Data records.

— begin —

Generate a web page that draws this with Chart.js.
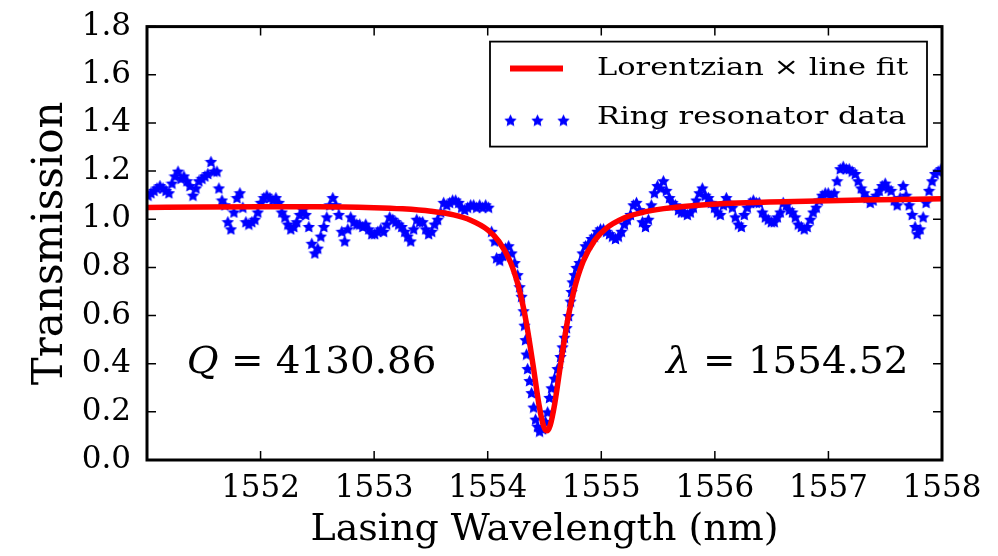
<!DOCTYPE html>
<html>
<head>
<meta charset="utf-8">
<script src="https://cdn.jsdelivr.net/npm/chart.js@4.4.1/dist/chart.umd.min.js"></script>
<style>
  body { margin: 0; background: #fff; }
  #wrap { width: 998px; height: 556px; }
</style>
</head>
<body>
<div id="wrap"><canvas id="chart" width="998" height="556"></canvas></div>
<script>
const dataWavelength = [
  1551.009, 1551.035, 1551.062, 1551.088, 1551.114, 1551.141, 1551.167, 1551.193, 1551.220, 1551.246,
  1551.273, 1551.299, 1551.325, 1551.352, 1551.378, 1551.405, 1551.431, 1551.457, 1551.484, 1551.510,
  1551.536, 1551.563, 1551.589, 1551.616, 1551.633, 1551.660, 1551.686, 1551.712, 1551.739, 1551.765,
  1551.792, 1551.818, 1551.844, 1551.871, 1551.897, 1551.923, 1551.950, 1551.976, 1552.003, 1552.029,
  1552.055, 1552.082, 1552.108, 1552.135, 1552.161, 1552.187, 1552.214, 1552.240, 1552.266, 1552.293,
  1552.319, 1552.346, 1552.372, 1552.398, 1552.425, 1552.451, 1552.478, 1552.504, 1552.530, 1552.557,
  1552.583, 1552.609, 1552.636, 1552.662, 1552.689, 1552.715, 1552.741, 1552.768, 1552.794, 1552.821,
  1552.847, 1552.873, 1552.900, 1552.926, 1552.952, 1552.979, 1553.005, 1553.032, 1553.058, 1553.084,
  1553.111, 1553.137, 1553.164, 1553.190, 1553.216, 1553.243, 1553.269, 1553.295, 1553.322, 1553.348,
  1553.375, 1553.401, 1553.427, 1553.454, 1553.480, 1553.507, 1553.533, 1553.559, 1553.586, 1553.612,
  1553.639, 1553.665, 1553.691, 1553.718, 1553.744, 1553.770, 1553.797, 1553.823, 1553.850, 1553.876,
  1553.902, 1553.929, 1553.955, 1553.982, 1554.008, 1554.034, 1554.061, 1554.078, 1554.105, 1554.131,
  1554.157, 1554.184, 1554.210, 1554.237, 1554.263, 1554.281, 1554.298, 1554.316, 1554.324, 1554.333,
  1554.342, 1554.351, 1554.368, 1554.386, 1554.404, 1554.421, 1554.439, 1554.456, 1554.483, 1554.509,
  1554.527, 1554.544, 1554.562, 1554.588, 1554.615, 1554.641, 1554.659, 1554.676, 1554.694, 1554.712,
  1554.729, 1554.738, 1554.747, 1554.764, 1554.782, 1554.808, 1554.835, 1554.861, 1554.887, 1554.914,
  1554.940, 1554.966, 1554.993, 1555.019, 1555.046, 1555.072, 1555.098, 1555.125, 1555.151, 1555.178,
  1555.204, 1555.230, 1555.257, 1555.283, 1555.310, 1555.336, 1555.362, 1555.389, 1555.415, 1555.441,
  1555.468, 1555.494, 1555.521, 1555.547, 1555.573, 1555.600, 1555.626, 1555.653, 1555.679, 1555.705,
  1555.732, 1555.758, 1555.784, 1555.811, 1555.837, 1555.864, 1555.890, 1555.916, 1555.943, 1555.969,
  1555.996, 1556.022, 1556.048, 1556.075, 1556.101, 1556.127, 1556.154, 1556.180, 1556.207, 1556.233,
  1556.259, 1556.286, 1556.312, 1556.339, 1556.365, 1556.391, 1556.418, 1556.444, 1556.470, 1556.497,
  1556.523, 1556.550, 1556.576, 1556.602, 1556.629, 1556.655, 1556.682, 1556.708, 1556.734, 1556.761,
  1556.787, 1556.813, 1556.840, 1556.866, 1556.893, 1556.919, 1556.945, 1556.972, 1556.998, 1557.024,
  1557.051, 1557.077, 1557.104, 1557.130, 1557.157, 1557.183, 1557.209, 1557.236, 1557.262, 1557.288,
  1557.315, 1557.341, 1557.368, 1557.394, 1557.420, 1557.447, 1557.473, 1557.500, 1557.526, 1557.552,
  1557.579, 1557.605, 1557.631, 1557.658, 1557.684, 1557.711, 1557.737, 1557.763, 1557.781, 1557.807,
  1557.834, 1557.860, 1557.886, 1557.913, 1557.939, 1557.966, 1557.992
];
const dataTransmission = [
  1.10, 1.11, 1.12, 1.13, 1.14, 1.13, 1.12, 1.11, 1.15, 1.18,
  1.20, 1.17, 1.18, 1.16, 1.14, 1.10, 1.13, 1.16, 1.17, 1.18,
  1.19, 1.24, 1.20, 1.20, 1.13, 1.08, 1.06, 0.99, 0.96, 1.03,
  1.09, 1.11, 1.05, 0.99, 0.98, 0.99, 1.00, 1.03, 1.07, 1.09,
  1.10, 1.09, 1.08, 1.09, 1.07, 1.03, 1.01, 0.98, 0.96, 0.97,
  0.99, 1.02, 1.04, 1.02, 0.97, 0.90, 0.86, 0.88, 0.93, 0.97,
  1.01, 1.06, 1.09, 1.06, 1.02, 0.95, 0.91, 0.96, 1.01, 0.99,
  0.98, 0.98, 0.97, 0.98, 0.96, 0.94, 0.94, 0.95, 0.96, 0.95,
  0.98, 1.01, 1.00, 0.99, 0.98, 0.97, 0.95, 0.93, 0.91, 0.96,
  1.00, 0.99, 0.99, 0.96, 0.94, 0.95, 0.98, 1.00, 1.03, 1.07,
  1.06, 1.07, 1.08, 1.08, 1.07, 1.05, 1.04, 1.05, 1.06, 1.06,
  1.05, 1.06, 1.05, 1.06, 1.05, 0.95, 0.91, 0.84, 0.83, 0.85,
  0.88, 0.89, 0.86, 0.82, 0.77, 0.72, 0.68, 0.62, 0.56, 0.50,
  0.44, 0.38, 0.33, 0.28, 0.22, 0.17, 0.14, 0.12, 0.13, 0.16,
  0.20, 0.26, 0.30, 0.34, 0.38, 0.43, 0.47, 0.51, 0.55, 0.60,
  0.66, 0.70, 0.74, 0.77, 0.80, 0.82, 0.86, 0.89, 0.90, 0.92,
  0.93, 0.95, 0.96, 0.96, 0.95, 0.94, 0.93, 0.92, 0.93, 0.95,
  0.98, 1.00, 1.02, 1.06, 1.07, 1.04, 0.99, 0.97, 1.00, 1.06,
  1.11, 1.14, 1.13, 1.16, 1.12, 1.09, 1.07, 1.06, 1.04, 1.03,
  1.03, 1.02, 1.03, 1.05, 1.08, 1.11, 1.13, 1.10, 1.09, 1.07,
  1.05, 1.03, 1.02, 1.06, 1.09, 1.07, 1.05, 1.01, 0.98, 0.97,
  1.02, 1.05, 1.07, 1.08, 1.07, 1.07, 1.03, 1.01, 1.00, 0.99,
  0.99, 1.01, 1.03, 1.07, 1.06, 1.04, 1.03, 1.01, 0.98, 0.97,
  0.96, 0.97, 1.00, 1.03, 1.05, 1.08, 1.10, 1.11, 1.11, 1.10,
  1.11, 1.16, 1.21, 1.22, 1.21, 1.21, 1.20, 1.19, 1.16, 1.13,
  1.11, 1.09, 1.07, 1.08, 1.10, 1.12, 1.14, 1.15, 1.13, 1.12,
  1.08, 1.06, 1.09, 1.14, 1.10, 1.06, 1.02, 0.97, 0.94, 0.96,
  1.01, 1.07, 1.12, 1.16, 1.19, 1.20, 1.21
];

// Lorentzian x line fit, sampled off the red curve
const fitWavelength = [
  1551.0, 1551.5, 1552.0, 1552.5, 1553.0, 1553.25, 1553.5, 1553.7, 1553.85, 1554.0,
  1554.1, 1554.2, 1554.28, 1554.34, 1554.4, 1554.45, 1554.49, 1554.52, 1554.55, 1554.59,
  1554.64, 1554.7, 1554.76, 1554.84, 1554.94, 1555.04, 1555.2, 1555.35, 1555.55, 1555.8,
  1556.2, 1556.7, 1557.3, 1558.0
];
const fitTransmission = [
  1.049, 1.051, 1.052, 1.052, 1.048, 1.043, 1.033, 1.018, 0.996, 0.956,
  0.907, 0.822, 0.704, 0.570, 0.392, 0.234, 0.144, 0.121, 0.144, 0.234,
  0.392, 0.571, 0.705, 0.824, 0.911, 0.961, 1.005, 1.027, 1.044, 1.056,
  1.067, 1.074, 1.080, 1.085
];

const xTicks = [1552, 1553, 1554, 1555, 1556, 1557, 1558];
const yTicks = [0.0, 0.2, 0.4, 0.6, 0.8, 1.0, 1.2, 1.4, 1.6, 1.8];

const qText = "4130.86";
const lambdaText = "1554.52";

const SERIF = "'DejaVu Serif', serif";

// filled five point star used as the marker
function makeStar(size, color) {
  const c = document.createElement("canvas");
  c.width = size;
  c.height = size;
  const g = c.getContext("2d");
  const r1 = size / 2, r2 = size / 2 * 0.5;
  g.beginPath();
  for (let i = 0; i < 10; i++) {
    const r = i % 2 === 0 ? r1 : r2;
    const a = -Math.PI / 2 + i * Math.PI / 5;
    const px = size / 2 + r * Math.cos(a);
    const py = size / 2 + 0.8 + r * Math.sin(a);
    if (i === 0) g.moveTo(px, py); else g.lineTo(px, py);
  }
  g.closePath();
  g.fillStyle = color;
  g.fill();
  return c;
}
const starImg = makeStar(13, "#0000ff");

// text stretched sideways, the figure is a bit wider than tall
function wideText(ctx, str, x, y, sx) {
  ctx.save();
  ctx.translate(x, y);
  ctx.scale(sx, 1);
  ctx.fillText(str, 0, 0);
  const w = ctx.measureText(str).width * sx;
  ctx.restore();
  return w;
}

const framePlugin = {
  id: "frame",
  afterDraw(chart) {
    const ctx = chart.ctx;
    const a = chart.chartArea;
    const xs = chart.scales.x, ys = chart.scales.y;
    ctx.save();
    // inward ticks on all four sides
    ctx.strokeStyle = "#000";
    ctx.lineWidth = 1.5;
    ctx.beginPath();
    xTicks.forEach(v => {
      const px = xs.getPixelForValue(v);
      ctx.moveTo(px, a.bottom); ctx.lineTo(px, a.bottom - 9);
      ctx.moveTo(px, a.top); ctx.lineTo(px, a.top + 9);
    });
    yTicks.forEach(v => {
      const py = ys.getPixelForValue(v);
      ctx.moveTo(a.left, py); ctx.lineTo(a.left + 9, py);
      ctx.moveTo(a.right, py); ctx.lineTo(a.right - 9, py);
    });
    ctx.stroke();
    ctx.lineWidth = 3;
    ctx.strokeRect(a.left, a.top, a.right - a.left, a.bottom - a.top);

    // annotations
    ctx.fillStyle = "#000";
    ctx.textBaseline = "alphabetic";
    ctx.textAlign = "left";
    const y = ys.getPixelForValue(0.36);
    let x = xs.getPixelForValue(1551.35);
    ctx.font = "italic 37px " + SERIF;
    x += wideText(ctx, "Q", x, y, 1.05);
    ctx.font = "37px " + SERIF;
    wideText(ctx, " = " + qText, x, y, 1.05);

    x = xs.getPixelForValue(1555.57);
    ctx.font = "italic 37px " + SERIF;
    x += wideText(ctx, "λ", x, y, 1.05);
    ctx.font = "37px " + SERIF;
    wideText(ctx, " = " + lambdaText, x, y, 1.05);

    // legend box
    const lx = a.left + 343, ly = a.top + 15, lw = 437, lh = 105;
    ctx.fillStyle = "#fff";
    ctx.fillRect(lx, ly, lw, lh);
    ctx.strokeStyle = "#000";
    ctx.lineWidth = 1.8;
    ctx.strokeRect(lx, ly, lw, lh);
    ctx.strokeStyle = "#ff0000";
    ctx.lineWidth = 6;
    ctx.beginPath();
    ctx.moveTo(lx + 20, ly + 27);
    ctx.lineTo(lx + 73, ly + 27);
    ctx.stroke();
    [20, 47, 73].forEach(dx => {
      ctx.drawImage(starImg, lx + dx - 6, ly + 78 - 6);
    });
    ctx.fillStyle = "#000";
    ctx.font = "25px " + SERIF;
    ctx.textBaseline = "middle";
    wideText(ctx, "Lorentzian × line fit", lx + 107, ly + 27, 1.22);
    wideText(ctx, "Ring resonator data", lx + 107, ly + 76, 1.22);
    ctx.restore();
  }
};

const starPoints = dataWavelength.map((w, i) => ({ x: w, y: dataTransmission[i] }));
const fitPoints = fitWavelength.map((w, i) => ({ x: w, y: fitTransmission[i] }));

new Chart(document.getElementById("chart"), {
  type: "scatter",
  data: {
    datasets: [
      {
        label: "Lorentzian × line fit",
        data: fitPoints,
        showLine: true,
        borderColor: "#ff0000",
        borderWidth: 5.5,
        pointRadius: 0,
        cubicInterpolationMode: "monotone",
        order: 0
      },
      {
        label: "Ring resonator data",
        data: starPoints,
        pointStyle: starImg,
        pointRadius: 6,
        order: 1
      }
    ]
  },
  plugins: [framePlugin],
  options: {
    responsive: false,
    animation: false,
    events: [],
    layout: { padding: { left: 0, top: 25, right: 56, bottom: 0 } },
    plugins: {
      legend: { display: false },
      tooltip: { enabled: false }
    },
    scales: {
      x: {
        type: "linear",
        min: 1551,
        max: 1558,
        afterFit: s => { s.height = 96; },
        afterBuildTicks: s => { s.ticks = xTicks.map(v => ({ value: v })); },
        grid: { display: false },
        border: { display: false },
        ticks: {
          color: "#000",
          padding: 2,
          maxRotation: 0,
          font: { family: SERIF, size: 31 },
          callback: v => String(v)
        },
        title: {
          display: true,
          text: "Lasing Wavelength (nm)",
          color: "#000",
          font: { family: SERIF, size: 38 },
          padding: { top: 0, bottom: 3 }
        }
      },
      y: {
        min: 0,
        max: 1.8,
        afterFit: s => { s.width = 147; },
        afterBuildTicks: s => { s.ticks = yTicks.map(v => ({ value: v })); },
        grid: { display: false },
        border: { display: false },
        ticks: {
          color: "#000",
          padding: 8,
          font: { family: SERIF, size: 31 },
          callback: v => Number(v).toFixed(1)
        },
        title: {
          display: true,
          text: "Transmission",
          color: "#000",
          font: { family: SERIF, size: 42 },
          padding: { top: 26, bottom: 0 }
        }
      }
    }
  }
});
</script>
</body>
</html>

— end —
— begin —

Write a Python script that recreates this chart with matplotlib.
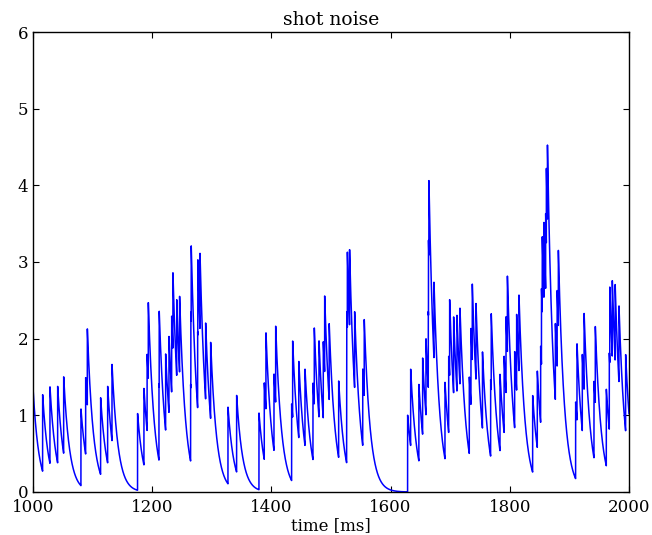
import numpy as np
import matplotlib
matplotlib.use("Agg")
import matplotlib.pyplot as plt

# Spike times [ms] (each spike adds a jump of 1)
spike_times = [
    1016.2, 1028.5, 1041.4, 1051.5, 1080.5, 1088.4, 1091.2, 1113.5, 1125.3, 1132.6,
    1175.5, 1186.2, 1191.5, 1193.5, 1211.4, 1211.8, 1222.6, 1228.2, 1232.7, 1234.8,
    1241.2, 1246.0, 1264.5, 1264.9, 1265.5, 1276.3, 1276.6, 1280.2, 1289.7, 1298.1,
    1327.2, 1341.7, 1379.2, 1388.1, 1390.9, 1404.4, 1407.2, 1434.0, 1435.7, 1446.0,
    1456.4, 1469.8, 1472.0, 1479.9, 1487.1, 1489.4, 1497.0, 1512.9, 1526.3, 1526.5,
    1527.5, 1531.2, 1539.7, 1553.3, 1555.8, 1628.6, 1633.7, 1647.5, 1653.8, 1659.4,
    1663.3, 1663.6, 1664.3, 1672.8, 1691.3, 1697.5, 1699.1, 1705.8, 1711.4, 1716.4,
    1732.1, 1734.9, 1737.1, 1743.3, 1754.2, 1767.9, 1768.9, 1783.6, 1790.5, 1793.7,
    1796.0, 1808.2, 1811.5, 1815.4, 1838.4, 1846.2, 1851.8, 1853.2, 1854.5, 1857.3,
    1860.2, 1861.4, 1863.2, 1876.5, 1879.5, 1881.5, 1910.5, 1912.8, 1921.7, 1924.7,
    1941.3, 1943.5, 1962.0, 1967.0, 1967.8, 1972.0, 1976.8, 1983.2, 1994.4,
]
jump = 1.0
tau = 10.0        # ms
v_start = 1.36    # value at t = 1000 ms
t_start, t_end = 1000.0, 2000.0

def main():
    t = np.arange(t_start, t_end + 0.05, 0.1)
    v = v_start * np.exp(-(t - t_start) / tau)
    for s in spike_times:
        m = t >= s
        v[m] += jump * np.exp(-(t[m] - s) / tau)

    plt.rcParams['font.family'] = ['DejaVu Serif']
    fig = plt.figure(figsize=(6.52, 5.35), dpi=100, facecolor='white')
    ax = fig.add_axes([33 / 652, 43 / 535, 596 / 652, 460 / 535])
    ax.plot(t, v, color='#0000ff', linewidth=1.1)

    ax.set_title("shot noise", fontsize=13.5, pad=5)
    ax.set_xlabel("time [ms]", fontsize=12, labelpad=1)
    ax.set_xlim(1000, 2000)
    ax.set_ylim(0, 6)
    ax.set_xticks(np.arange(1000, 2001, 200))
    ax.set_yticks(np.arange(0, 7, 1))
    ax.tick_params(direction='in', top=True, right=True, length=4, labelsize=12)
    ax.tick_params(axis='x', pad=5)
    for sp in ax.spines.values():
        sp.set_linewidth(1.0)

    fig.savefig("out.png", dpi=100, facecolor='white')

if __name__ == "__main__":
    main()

— end —

Give again the lines from "Write a Python" to "import matplotlib.pyplot as plt" exactly, both of those lines included, and do not include any pictures.

Task answer.
Write a Python script that recreates this chart with matplotlib.
import numpy as np
import matplotlib
matplotlib.use("Agg")
import matplotlib.pyplot as plt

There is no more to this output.